If we are imposing high stakes tests, we need to ensure that there are interpreters and translators, that there is sufficient instruction time to ESOL students, which is a huge issue in the School District right now. We now have the bare-bones schools in many instances that are not able to provide the resources to bring these very at-risk students up to where they need to be. I think to test them in a system where you haven’t provided adequate resources to enable them to graduate is a huge problem.
Notebook: Do you think that using standardized tests is an effective way to measure the academic progress of these students?
McInerney: I think that with respect to some students, it can be a good, accurate, objective measure, but for students who really don’t receive the accommodations they need, who don’t have an individualized plan for how they’re going to take these tests, I think that is sometimes is not an accurate measure.
I have difficulty saying that for all children with disabilities, it’s not accurate. I think for some students it is and for other students, it’s not. I think it depends on how the test is administered. There are cohorts of students for whom particular standardized tests are not appropriate. For certain students who may have disabilities there may be certain tests that do not make sense for them to take the test. That’s a decision that needs to be made by the IEP team.

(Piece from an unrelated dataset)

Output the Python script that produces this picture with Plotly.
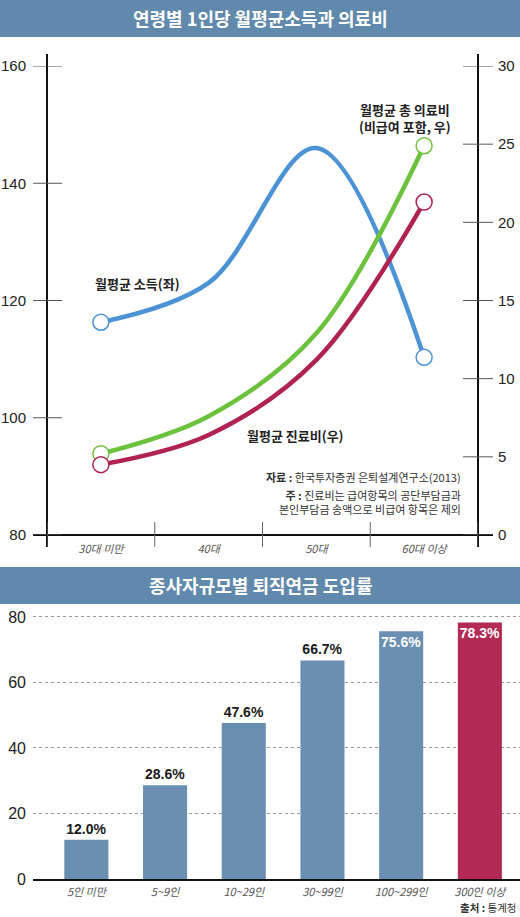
import plotly.graph_objects as go

# top chart: monthly income / medical costs by age
ages = ["30대 미만", "40대", "50대", "60대 이상"]
income = [116.3, 123.0, 146.0, 110.3]        # left axis
total_medical = [5.2, 7.6, 12.9, 24.9]       # right axis
care_cost = [4.5, 6.4, 11.2, 21.3]           # right axis
left_ticks = [80, 100, 120, 140, 160]
right_ticks = [0, 5, 10, 15, 20, 25, 30]

# bottom chart: retirement pension adoption rate by company size
sizes = ["5인 미만", "5~9인", "10~29인", "30~99인", "100~299인", "300인 이상"]
rates = [12.0, 28.6, 47.6, 66.7, 75.6, 78.3]
bar_ticks = [0, 20, 40, 60, 80]

W, H = 520, 917
KR = "Noto Sans CJK KR"
NUM = "Liberation Sans, Noto Sans CJK KR"
BAR_BLUE = "#6a8fb0"
BAR_RED = "#b32a55"
HEAD = "#6189ab"


def py(px):
    return 1 - px / H


fig = go.Figure()

end_sizes = [16, 0, 0, 16]
for vals, color, axis in [(income, "#4b93d4", "y"),
                          (total_medical, "#6cc23c", "y2"),
                          (care_cost, "#b0224f", "y2")]:
    fig.add_trace(go.Scatter(
        x=ages, y=vals, yaxis=axis, xaxis="x",
        mode="lines+markers",
        line=dict(color=color, width=4.5, shape="spline", smoothing=1),
        marker=dict(size=end_sizes, color="white", opacity=1,
                    line=dict(color=color, width=1.5)),
        hoverinfo="skip", showlegend=False,
    ))

fig.add_trace(go.Bar(
    x=sizes, y=rates, xaxis="x2", yaxis="y3",
    marker=dict(color=[BAR_BLUE] * 5 + [BAR_RED], line=dict(width=0)),
    texttemplate="%{y:.1f}%",
    textposition=["outside"] * 4 + ["inside"] * 2,
    insidetextanchor="end",
    textangle=0,
    constraintext="none",
    textfont=dict(family=NUM, size=14, weight="bold"),
    outsidetextfont=dict(color="#1a1a1a"),
    insidetextfont=dict(color="white"),
    cliponaxis=False,
    showlegend=False,
))

# plot geometry in pixels
tl, tr, tt, tb = 47, 478, 66, 535
dw, dh = tr - tl, tb - tt

fig.update_layout(
    width=W, height=H,
    margin=dict(l=0, r=0, t=0, b=0),
    paper_bgcolor="white", plot_bgcolor="white",
    font=dict(family=NUM, color="#222"),
    bargap=0.44,
    xaxis=dict(domain=[tl / W, tr / W], anchor="y", range=[-0.5, 3.5],
               automargin=False,
               showgrid=False, zeroline=False, showline=False, ticks="",
               tickfont=dict(family=KR, size=11, color="#555", style="italic"),
               ticklabelstandoff=6),
    yaxis=dict(domain=[py(tb), py(tt)], range=[80, 160], tickvals=left_ticks,
               automargin=False,
               showgrid=False, zeroline=False, showline=False, ticks="",
               tickfont=dict(size=15, color="#222"), ticklabelstandoff=20),
    yaxis2=dict(overlaying="y", side="right", anchor="x", range=[0, 30],
                automargin=False,
                tickvals=right_ticks, showgrid=False, zeroline=False,
                showline=False, ticks="",
                tickfont=dict(size=15, color="#222"), ticklabelstandoff=19),
    xaxis2=dict(domain=[33 / W, 1], anchor="y3", range=[-0.678, 5.51],
                automargin=False,
                showgrid=False, zeroline=False, showline=True,
                linecolor="#111", linewidth=2, ticks="",
                tickfont=dict(family=KR, size=11, color="#555", style="italic"),
                ticklabelstandoff=2),
    yaxis3=dict(domain=[py(879), py(612)], anchor="x2", range=[0, 81.5],
                automargin=False,
                tickvals=bar_ticks, showgrid=True, gridcolor="#999",
                griddash="3px,3px", gridwidth=1, zeroline=False,
                showline=False, ticks="",
                tickfont=dict(size=16, color="#222"), ticklabelstandoff=6),
)

shapes = []
# header bars
for y0, y1 in [(0, 37), (567, 604)]:
    shapes.append(dict(type="rect", xref="paper", yref="paper", x0=0, x1=1,
                       y0=py(y1), y1=py(y0), fillcolor=HEAD, line=dict(width=0),
                       layer="below"))
# top chart frame: two vertical axes and baseline
for xd in [0, 1]:
    shapes.append(dict(type="line", xref="x domain", yref="y domain",
                       x0=xd, x1=xd, y0=-12 / dh, y1=1 + 12 / dh,
                       line=dict(color="#111", width=2)))
shapes.append(dict(type="line", xref="x domain", yref="y domain",
                   x0=-14 / dw, x1=1 + 15 / dw, y0=0, y1=0,
                   line=dict(color="#111", width=2)))
# category dividers on the baseline
for i in range(len(ages) + 1):
    shapes.append(dict(type="line", xref="x", yref="y domain",
                       x0=i - 0.5, x1=i - 0.5, y0=-12 / dh, y1=13 / dh,
                       line=dict(color="#666", width=1)))
# tick marks crossing the axes
for v in left_ticks:
    shapes.append(dict(type="line", xref="x domain", yref="y",
                       x0=-14 / dw, x1=15 / dw, y0=v, y1=v,
                       line=dict(color="#555", width=1)))
for v in right_ticks:
    shapes.append(dict(type="line", xref="x domain", yref="y2",
                       x0=1 - 15 / dw, x1=1 + 15 / dw, y0=v, y1=v,
                       line=dict(color="#555", width=1)))
fig.update_layout(shapes=shapes)


def note(text, x, y, size, anchor="left", color="#222", family=KR):
    fig.add_annotation(text=text, xref="paper", yref="paper",
                       x=x / W, y=py(y), xanchor=anchor, yanchor="middle",
                       showarrow=False, align=anchor,
                       font=dict(family=family, size=size, color=color))


note("<b>연령별 1인당 월평균소득과 의료비</b>", 260, 18, 18, "center", "white")
note("<b>종사자규모별 퇴직연금 도입률</b>", 260, 585, 18, "center", "white")

note("<b>월평균 소득(좌)</b>", 93, 283, 13)
note("<b>월평균 총 의료비<br>(비급여 포함, 우)</b>", 405, 118, 13, "center")
note("<b>월평균 진료비(우)</b>", 245, 435, 13)

note("<b>자료 :</b> 한국투자증권 은퇴설계연구소(2013)", 463, 477, 11, "right", "#333")
note("<b>주 :</b> 진료비는 급여항목의 공단부담금과<br>본인부담금 송액으로 비급여 항목은 제외",
     463, 502, 11, "right", "#333")

note("<b>출처 :</b> 통계청", 518, 907, 10.5, "right", "#333")

# the page body has a default 8px margin; drop it so the figure sits at 0,0
fig.write_html("out.html", config={"displayModeBar": False},
               post_script="document.body.style.margin='0';")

We certainly encourage as much information as we can gather about at-risk populations because we know that having that objective measure is important to make sure we’re not being left behind. There are different ways to look at that issue and to ensure that we have some objective measure of how they’re doing. We want to ensure accountability, but we really need to take a step back and look at the way that we’re doing it. At the current time, we have a one-size-fits-all universal approach that I don’t think is valid for all students.

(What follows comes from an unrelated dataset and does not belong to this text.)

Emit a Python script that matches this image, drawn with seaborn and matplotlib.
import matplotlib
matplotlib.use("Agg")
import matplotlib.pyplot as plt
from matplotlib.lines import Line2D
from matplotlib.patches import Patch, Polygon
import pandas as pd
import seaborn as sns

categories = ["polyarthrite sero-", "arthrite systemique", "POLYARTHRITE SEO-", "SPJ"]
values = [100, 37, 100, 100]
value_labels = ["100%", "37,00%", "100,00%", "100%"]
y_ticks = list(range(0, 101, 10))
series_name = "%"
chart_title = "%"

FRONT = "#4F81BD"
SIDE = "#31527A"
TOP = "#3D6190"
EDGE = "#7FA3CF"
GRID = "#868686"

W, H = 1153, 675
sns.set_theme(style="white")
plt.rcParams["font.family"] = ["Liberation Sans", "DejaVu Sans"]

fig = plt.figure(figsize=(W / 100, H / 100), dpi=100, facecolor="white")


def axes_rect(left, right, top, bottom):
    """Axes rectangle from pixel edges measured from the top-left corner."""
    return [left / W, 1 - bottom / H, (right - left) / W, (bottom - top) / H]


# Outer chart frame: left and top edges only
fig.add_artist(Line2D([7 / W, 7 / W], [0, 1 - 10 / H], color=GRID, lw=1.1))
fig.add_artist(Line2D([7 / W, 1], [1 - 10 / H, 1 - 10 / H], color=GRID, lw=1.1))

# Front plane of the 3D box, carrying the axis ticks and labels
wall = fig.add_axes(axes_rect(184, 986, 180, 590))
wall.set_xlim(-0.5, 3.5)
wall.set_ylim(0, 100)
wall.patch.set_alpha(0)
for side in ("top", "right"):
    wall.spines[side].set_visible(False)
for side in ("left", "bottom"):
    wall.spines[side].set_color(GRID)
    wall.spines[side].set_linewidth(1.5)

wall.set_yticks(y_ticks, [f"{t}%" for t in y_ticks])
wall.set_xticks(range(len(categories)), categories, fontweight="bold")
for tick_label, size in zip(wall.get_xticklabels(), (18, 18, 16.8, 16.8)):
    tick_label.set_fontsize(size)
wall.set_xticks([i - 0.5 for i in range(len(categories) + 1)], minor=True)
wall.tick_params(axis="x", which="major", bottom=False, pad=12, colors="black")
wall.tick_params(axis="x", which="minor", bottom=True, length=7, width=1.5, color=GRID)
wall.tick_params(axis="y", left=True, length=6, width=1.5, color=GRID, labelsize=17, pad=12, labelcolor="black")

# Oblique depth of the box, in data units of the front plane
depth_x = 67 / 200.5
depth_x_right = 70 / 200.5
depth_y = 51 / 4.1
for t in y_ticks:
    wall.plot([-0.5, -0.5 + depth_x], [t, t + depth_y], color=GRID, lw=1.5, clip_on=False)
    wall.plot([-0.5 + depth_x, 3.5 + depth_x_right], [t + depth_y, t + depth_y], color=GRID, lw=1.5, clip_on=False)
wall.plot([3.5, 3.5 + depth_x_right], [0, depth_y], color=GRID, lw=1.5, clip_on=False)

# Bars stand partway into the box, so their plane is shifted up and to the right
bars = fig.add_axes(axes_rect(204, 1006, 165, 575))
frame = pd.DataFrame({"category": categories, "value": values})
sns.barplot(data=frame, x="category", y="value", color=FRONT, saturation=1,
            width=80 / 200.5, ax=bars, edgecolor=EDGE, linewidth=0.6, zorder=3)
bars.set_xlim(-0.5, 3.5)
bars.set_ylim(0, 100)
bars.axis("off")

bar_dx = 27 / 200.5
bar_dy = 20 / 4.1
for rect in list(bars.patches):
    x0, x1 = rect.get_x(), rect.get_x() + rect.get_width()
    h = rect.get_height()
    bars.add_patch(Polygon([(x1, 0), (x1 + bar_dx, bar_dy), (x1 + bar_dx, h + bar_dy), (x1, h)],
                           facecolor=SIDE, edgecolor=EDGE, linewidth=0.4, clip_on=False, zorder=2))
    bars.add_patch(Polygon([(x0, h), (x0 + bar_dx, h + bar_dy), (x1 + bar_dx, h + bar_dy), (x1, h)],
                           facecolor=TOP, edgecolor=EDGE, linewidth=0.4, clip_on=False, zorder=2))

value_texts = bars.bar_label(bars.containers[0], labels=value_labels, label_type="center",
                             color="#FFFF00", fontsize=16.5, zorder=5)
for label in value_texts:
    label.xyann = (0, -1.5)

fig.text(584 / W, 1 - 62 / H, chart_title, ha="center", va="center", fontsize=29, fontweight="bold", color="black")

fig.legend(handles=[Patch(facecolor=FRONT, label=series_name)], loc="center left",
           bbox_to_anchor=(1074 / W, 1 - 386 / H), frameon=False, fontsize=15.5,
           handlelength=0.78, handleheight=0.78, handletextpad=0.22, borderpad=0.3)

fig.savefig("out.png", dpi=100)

Notebook: What measures do you think the the state could take to make sure that the testing is fair to ELL and Special Ed students?

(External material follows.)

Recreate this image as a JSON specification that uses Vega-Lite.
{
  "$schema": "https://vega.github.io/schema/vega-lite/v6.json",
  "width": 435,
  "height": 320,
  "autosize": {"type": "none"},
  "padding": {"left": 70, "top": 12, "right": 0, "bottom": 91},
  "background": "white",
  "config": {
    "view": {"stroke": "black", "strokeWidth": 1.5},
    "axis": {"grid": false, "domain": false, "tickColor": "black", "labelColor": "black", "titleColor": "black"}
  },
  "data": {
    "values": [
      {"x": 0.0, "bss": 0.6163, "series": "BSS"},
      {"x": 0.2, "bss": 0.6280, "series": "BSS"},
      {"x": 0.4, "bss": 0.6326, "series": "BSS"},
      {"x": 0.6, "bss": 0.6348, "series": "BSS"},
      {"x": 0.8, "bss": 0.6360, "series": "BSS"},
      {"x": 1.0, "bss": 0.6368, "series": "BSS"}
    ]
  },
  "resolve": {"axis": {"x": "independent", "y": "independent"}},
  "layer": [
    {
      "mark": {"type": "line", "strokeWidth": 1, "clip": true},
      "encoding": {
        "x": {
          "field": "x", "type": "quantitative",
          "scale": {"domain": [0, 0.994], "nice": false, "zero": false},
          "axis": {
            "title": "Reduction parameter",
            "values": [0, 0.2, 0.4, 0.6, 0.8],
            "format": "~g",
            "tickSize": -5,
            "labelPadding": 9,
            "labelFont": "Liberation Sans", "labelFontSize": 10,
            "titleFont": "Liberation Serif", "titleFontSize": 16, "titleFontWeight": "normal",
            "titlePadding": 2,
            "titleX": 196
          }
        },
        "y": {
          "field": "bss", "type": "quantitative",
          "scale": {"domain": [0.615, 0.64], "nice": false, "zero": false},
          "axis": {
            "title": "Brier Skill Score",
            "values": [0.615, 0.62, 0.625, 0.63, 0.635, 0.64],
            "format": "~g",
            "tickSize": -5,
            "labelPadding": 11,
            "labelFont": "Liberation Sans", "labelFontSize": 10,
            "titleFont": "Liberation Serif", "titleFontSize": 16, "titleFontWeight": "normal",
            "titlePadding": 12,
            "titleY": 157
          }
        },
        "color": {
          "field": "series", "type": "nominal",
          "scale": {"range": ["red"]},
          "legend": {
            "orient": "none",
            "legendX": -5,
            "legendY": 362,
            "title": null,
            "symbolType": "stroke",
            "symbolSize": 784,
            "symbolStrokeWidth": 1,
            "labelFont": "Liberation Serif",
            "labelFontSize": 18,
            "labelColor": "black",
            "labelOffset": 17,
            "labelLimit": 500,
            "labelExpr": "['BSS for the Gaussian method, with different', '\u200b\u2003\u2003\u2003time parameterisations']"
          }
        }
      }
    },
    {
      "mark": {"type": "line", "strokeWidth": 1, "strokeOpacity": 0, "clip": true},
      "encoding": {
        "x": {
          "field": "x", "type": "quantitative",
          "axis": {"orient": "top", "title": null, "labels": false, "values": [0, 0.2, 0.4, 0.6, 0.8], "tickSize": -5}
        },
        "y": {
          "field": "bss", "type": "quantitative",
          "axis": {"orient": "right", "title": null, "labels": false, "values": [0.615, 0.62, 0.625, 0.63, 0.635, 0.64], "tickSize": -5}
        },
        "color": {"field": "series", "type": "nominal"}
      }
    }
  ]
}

McInerney: In both instances, and with respect to ELL, there are no mandatory accommodations at all for these students. I think that is something we need to look at. In addition, I think that we need to look at whether this test makes sense for all ELL students. I think we need to take a step back and critically analyze whether it makes sense to give it to all students in the same way. I think that for some students it does not make sense. Right now we have very vague accommodations that are available to ELLs. Everywhere you look it says all of this is voluntary, none of this is mandatory. I think we’re putting all ELL students at a distinct disadvantage.
In addition, we have a deeper problem that we have very little state standards embedded in law with respects to what ELL students are entitled to. We don’t state the minimum level of ESOL instruction that should be provided, where other states do. We shouldn’t just be looking at standardized testing in a vacuum, we should look at it in the broader view of what kind of education are we providing to our students. I think that certainly the state needs to look very critically at whether they are providing the right test to the right students with adequate and individualized accommodations available to all.
It’s a matter of funding sometimes. In a high wealth school district, they may have accommodations that are simply not available to students in the School District of Philadelphia for whom that standardized test may have a more dire consequence. I think with children with disabilities it’s similar. There needs to be more guidance with respect to what accommodations should be made to certain students.
Brianna Spause is an intern at the Notebook.